A deficiência da fiscalização é outro fantasma. O engenheiro Ricardo Nunes Oliveira, ex-servidor da Superintendência do Patrimônio da União, teve, por anos, essa atribuição e admite que nunca foi à Baía de Guanabara. De acordo com ele, falta treinamento e estrutura:

— Não adianta ter leis superprotetoras e não dispor de mecanismos efetivos de gestão, monitoramento e controle dessas áreas. Por décadas fui fiscal da União e nunca estive na Baía de Guanabara. Além do número de funcionários ser restrito, nunca existiu interesse do governo em fiscalizar.

O biólogo Mario Moscatelli diz que o momento é de resistência.

—Só existe Baía de Ilha Grande, por exemplo, se você tiver o ecossistema que a mantém — alerta.
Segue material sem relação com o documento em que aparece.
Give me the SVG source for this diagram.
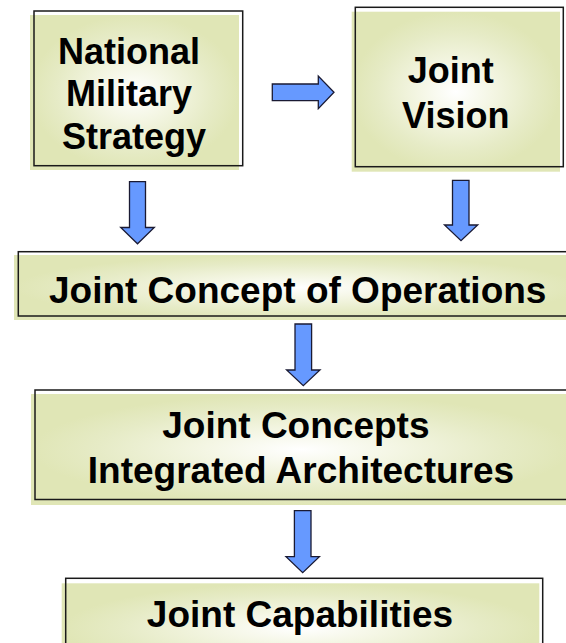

A proteção dos manguezais também significa a sobrevivência da atividade pesqueira. Na Colônia Z-10, a maior do Rio, que abrange Ilha do Governador, Paquetá e Caxias, os cerca de dois mil moradores lamentam a redução da presença de peixes nas águas. Presidente da colônia, Wilson Rodrigues “Fakir”, de 58 anos, diz que um monitoramento iniciado há quatro anos mostra a queda do pescado, ano a ano:

— A situação já era ruim. Com as medidas do governo tende a piorar. O manguezal está morrendo por falta de oxigenação. É um ecossistema que filtra a poluição e atua como um berçário. A tainha e o robalo, dois dos peixes que mais pescamos, fazem a desova no mangue.

Procurado, o Inea respondeu que segue “estritamente” o artigo 268 da Constituição Estadual, que protege os manguezais, e prometeu, por meio do projeto Florestas do Amanhã, o reflorestamento de 60 hectares de área de mangue, em Guapimirim, ainda neste ano. Em 2019, foram realizadas, mediante compensação ambiental, a recuperação de 45,75 hectares de área de mangue, segundo a pasta.